We see him early on discussing the hard-living, free-loving habits of colonial Americans with Charlie Rose. He is an authority on the sexual revolution of the 1960s. His adult life, in fact, has been a sustained exercise in liberation having long ago walked out on his wife and young son in order to devote himself without distraction to pleasures both of the mind and of the flesh.

Each year Kepesh selects one of his students for seduction and the student who is the object of rumination here, a Cuban-American named Consuela, is played by Penélope Cruz. The movie neglects to provide the explanation offered in the book as to what might motivate a 24 year old beauty to encourage the advances of a man more than thirty years her senior. Roth writes of the anointing power television possesses over young people raised in this media dominated age. Coixet takes a sociological shortcut. In her version, Cruz tells Kingsley simply that she finds him “charming.”

Soon enough they are in bed. The film’s study of the older man’s adoration at the temple of the youthful woman’s body starts off promisingly, but the director declines to venture beyond December drinking in the beauties of May where the author examined a level of ravenousness that extended to Kepesh drinking Consuela’s menstrual blood. The novel portrays a complex, self-loathing character terrified by the fact of his decay. The movie gives us an aging lothario whose dalliance is doomed by his fear of commitment. Why buy the rights to a Philip Roth novel if all you want to tell is the story of yet another relationship-phobe?

“Elegy’s” last act is a mournful smorgasbord of bathos in which major and supporting characters alike drop like flies. The body count is practically Shakespearean. The same, regrettably, can’t be said for Coixet’s touch when it comes to tragedy. Where Roth penetrated deep into the catacombs of the psyche where we barricade our fear of death in order to make us confront it, the filmmaker appears compelled merely to make us cry.

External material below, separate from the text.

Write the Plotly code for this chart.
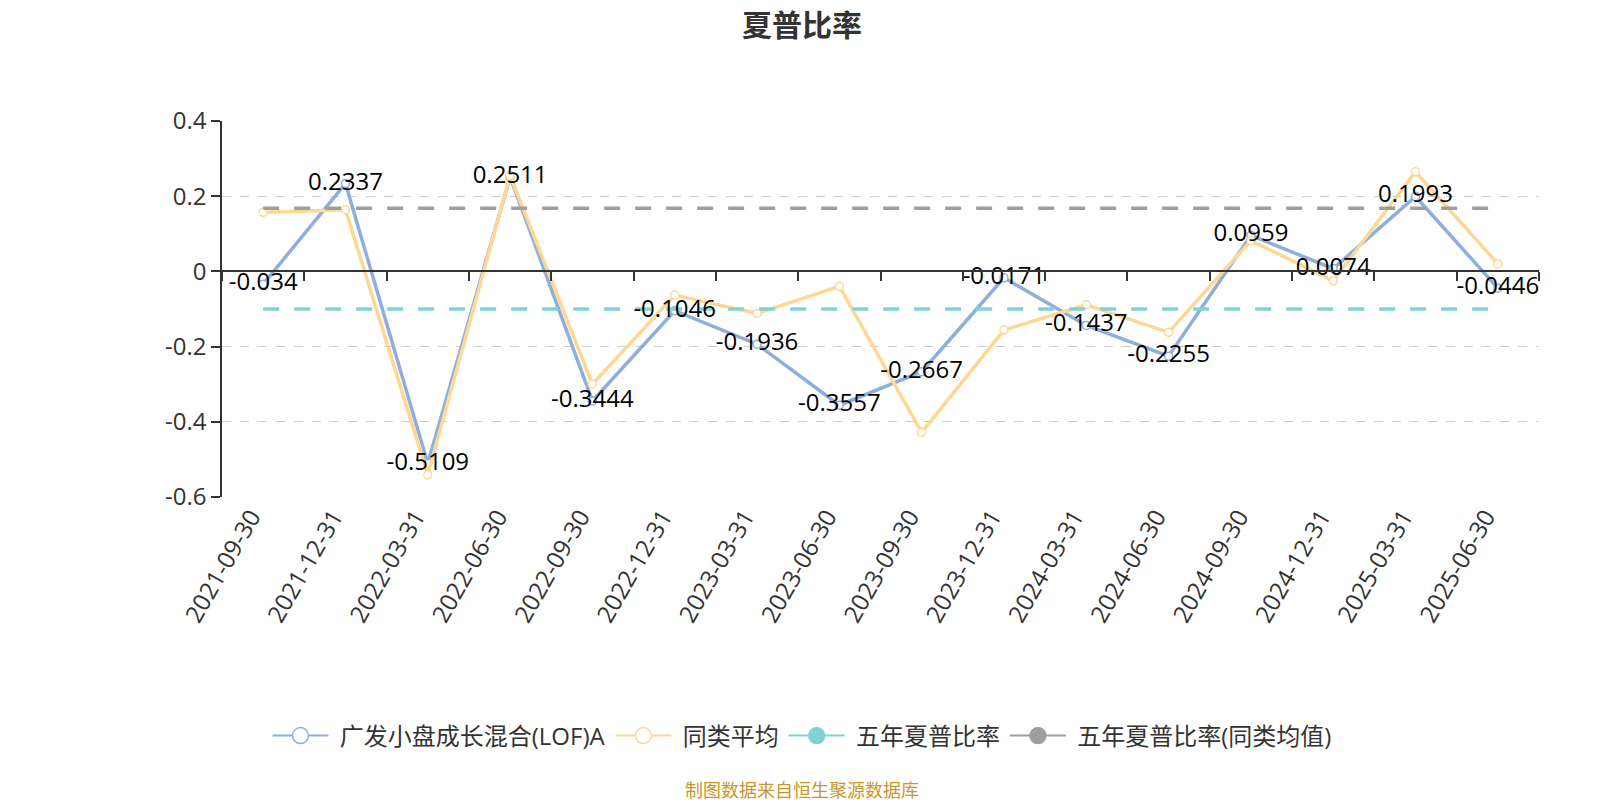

Which is not to say that Kingsley isn’t in fine form––both artistically and physically (either Brad Pitt’s abs were digitally superimposed onto the actor or he’s been doing some serious crunches)––that Cruz doesn’t deliver a moving performance or that Patricia Clarkson’s turn as a world weary mistress doesn’t provide a nuanced counterpart to Kepesh’s character worth the price of admission by itself. It’s simply to say that, in bringing the book to the screen, its producers haven’t just taken liberties. They’ve taken the heart and soul out of Roth’s creation.